* _STATED TASK_:
Nothing outside the range from the line with "Output the web" to the line with "plot.bottom - plot.top);" belongs in the copy, and no pictures do either; repeat that range exactly.

Rows from a dataset of charts and code:

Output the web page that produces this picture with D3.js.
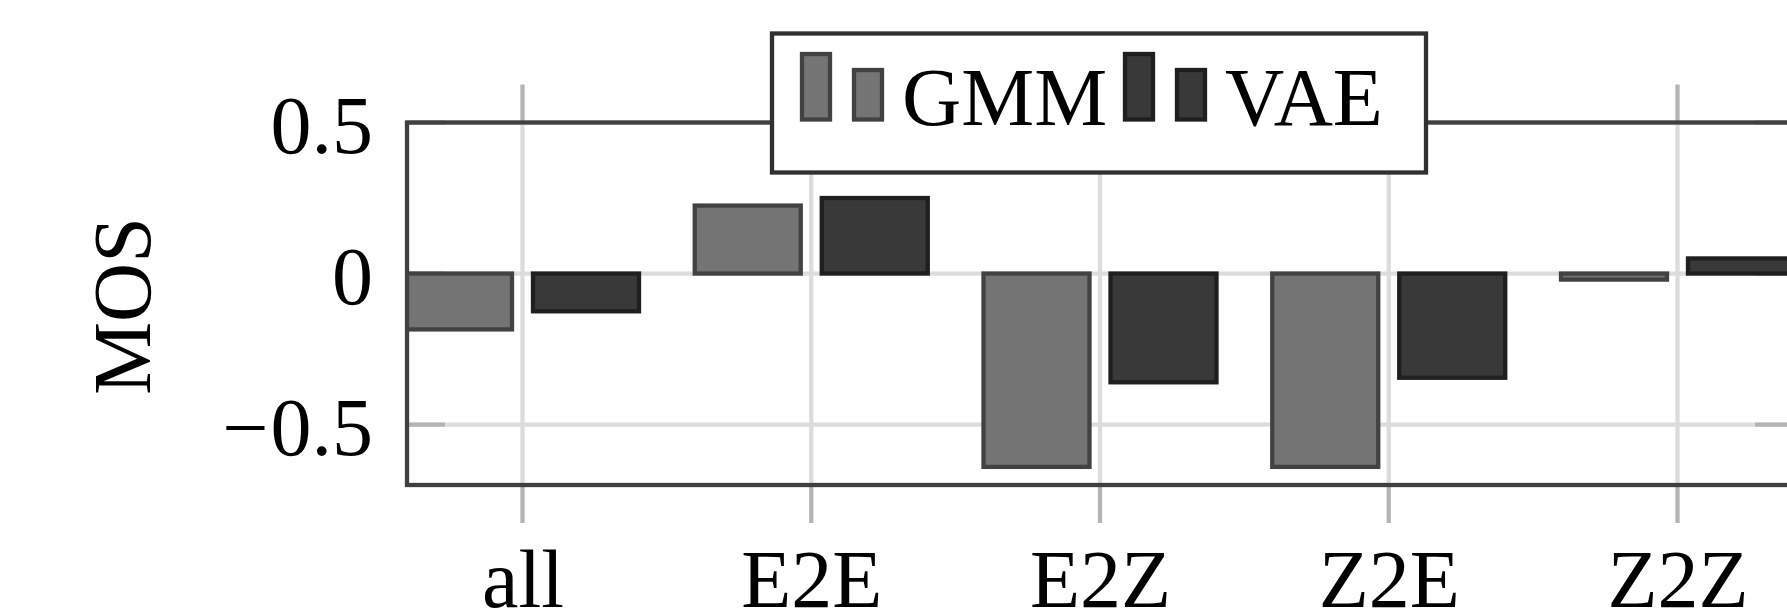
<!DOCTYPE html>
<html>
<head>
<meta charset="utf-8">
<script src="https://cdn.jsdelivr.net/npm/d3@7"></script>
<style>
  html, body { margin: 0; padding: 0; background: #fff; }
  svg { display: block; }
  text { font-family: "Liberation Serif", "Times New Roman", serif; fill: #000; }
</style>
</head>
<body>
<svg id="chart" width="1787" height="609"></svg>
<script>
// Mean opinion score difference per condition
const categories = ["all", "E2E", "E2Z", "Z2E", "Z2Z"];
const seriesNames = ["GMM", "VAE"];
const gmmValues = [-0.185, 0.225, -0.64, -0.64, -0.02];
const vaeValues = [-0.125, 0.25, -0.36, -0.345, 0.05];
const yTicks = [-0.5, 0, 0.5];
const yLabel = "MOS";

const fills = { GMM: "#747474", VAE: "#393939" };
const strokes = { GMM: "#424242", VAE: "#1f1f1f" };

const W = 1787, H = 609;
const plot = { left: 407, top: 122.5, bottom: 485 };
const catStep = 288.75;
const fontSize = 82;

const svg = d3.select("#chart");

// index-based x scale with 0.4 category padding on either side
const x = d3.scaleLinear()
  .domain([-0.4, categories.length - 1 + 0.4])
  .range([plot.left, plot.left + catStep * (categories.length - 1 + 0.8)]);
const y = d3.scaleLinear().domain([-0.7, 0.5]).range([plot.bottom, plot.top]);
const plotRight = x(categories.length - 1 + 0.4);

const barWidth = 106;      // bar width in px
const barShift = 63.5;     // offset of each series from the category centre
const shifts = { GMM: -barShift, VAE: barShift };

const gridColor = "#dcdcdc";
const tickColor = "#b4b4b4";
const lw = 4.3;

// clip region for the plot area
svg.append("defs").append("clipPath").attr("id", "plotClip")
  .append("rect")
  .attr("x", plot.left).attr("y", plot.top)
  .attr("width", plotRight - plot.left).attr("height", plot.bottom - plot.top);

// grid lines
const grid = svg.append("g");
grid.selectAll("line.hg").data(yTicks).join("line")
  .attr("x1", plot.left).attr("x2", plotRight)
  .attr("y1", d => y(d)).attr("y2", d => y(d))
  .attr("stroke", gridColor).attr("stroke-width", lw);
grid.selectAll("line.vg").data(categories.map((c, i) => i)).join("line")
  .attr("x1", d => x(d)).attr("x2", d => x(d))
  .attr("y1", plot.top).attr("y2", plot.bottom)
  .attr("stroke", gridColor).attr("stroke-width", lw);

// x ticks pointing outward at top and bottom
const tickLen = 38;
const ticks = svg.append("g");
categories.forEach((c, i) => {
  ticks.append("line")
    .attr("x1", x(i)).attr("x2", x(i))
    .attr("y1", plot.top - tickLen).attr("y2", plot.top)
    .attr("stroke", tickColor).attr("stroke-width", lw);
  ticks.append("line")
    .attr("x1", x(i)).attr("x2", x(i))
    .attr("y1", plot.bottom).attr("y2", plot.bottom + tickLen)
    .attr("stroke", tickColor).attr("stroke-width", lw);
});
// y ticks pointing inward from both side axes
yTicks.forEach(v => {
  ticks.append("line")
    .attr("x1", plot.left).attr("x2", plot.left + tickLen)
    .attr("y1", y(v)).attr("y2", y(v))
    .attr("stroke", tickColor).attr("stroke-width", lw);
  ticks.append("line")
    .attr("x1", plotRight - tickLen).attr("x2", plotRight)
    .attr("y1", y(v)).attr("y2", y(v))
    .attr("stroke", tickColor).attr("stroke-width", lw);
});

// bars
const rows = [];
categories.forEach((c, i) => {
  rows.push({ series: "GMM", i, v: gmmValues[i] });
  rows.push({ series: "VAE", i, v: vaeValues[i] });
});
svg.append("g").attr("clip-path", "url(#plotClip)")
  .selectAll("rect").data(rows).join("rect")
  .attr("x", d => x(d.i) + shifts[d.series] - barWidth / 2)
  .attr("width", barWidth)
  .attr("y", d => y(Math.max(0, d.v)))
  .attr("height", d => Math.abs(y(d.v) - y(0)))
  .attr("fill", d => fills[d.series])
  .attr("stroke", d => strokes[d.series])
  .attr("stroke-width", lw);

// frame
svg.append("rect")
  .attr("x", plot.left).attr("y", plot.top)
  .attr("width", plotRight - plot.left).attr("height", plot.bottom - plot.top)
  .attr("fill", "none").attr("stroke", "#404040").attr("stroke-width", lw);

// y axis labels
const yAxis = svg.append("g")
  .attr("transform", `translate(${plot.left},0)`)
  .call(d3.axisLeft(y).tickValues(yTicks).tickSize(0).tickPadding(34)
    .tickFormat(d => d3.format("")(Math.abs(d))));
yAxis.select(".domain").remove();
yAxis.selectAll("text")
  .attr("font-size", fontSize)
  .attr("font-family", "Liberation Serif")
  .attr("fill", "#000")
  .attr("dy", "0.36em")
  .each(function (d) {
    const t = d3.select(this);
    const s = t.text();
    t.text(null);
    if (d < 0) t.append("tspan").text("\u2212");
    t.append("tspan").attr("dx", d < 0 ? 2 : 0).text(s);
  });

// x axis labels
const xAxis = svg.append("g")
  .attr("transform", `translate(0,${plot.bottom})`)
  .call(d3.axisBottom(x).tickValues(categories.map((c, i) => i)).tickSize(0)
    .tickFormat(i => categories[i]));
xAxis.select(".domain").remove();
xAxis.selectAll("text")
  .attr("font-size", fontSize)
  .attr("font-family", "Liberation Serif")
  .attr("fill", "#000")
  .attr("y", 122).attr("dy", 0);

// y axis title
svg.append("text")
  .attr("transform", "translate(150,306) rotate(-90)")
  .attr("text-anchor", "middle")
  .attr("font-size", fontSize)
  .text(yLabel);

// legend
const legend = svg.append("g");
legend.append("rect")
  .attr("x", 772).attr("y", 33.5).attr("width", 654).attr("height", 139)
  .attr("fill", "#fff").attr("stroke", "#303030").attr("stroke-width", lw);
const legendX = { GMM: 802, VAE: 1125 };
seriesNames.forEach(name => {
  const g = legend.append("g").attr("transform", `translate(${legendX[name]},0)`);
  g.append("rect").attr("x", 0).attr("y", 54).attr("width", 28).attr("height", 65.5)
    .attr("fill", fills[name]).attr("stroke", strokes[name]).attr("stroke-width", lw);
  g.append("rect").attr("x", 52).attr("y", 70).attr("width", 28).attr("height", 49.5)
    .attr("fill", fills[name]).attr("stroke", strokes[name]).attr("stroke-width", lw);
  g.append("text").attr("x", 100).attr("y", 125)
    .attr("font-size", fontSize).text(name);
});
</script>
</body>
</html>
==
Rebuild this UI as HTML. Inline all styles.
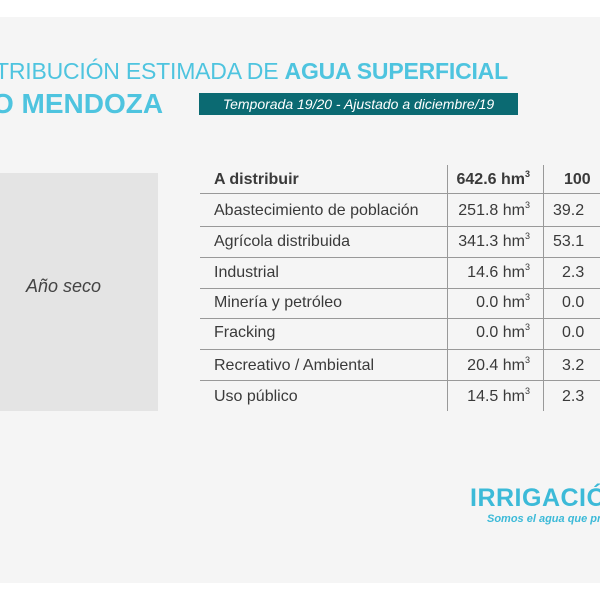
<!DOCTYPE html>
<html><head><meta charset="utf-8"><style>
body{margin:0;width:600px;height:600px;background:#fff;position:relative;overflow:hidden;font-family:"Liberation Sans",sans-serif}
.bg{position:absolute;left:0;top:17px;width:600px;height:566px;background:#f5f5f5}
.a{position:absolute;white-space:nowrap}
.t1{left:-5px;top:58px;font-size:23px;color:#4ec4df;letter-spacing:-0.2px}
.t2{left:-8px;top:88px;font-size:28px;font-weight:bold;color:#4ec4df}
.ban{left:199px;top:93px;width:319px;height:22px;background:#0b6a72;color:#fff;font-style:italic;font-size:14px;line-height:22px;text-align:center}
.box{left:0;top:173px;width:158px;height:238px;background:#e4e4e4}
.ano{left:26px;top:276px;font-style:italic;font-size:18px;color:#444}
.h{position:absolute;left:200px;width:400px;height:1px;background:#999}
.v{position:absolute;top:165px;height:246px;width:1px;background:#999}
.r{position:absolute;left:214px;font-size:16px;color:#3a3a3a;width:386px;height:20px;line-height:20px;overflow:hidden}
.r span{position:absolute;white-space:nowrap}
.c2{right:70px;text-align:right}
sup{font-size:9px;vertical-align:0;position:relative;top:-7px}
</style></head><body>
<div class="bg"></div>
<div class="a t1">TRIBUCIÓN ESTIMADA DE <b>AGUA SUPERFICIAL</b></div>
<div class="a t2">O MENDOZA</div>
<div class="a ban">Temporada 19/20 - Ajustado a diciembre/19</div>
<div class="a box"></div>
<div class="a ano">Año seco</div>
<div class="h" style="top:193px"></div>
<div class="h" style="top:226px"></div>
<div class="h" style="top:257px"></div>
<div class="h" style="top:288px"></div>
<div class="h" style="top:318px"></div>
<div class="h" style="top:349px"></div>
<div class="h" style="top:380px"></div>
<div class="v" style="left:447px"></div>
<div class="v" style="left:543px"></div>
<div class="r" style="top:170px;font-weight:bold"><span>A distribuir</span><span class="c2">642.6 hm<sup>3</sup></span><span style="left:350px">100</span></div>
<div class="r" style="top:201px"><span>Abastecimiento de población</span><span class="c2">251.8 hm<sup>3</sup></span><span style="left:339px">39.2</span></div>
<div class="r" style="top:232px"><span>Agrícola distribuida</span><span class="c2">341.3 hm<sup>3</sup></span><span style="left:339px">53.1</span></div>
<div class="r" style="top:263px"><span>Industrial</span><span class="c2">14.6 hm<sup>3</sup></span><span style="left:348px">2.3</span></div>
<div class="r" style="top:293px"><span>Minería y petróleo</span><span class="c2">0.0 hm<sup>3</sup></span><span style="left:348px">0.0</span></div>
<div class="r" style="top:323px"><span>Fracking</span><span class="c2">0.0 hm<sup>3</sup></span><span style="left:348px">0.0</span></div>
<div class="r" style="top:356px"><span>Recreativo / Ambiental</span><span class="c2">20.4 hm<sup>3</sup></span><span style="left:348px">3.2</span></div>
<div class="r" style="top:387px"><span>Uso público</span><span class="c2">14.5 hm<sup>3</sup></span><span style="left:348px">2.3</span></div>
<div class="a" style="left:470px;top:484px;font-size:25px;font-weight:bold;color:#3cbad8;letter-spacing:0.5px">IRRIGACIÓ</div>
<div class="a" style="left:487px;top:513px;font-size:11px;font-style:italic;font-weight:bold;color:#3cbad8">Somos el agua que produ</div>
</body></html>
---
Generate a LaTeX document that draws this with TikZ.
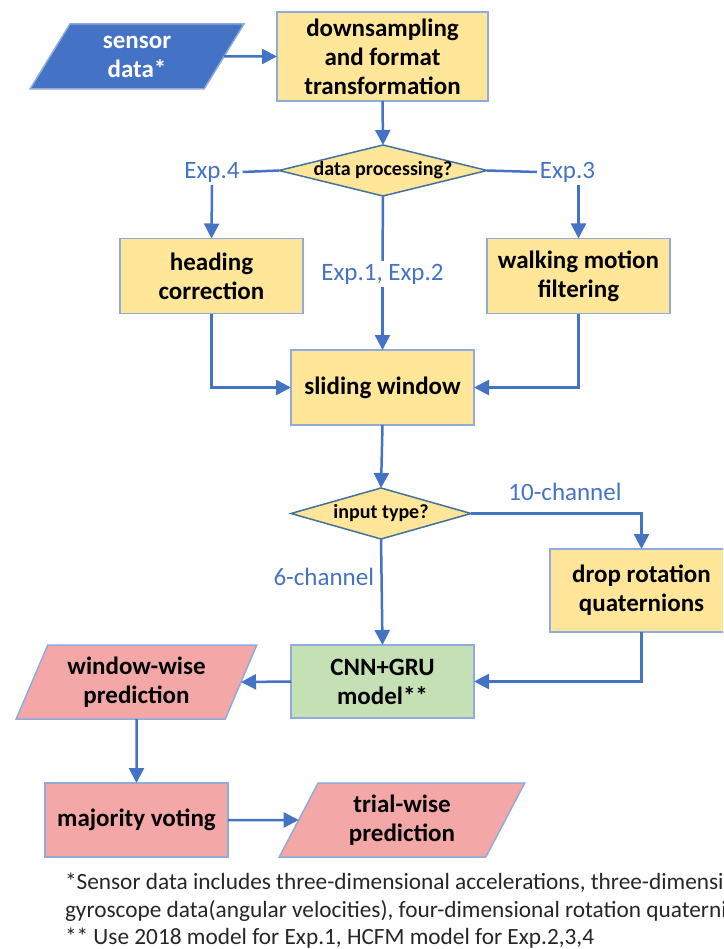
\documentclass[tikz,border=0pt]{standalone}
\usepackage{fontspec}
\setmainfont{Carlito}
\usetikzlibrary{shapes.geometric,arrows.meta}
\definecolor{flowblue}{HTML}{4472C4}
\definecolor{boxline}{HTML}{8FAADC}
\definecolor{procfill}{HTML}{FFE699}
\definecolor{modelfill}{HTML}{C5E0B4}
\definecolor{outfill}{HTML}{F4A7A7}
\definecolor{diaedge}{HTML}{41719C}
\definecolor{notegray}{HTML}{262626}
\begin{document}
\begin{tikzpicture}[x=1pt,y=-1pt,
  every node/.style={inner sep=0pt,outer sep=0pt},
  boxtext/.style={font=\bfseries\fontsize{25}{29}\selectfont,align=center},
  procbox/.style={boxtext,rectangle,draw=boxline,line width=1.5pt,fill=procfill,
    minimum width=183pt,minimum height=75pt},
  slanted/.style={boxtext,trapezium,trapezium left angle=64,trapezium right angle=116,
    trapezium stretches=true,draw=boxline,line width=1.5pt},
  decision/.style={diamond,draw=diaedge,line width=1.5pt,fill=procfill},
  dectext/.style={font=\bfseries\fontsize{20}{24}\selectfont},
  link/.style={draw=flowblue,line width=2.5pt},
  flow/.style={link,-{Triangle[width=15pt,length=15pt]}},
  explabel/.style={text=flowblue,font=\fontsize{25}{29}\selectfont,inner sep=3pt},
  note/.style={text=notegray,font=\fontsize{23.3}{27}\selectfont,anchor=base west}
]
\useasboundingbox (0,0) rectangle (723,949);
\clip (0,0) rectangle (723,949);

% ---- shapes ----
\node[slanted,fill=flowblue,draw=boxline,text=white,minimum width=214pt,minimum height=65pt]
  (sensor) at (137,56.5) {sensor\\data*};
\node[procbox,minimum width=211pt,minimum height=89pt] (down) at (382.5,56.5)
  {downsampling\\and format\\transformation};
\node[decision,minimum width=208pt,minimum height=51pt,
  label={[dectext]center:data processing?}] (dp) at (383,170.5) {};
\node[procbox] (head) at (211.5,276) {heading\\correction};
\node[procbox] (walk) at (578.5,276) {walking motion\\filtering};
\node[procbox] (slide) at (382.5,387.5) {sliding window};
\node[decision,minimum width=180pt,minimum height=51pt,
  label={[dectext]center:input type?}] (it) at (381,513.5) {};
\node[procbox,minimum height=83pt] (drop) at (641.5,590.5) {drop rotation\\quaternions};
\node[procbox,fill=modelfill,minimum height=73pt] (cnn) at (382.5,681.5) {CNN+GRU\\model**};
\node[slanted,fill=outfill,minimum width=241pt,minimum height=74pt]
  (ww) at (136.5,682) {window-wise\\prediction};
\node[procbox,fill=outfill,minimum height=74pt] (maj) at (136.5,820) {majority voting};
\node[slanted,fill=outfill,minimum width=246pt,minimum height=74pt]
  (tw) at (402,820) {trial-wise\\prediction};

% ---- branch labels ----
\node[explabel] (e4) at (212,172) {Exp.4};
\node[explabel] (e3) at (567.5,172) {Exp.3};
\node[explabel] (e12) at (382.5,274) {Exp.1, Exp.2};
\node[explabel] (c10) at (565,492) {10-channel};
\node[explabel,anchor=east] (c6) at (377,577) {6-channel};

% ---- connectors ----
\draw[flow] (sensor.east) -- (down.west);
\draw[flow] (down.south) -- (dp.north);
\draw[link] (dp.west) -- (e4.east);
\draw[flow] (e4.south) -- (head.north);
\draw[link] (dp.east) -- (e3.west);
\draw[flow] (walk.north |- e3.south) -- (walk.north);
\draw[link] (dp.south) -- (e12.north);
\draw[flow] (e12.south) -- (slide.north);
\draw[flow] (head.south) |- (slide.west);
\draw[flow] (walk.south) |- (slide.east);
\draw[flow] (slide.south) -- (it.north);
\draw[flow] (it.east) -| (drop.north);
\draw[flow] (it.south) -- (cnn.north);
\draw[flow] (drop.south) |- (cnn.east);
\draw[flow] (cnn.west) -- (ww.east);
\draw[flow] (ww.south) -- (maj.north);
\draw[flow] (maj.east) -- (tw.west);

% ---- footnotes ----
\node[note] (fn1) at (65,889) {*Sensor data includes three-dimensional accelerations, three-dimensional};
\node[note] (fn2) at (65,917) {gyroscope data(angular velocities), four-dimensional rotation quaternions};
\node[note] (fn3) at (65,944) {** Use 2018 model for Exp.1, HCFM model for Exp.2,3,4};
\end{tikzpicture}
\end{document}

* _RESPONSE FOR THIS EXERCISE_:
Output the web page that produces this picture with D3.js.
<!DOCTYPE html>
<html>
<head>
<meta charset="utf-8">
<script src="https://cdn.jsdelivr.net/npm/d3@7"></script>
<style>
  html, body { margin: 0; padding: 0; background: #fff; }
  svg { display: block; }
  text { font-family: "Liberation Serif", "Times New Roman", serif; fill: #000; }
</style>
</head>
<body>
<svg id="chart" width="1787" height="609"></svg>
<script>
// Mean opinion score difference per condition
const categories = ["all", "E2E", "E2Z", "Z2E", "Z2Z"];
const seriesNames = ["GMM", "VAE"];
const gmmValues = [-0.185, 0.225, -0.64, -0.64, -0.02];
const vaeValues = [-0.125, 0.25, -0.36, -0.345, 0.05];
const yTicks = [-0.5, 0, 0.5];
const yLabel = "MOS";

const fills = { GMM: "#747474", VAE: "#393939" };
const strokes = { GMM: "#424242", VAE: "#1f1f1f" };

const W = 1787, H = 609;
const plot = { left: 407, top: 122.5, bottom: 485 };
const catStep = 288.75;
const fontSize = 82;

const svg = d3.select("#chart");

// index-based x scale with 0.4 category padding on either side
const x = d3.scaleLinear()
  .domain([-0.4, categories.length - 1 + 0.4])
  .range([plot.left, plot.left + catStep * (categories.length - 1 + 0.8)]);
const y = d3.scaleLinear().domain([-0.7, 0.5]).range([plot.bottom, plot.top]);
const plotRight = x(categories.length - 1 + 0.4);

const barWidth = 106;      // bar width in px
const barShift = 63.5;     // offset of each series from the category centre
const shifts = { GMM: -barShift, VAE: barShift };

const gridColor = "#dcdcdc";
const tickColor = "#b4b4b4";
const lw = 4.3;

// clip region for the plot area
svg.append("defs").append("clipPath").attr("id", "plotClip")
  .append("rect")
  .attr("x", plot.left).attr("y", plot.top)
  .attr("width", plotRight - plot.left).attr("height", plot.bottom - plot.top);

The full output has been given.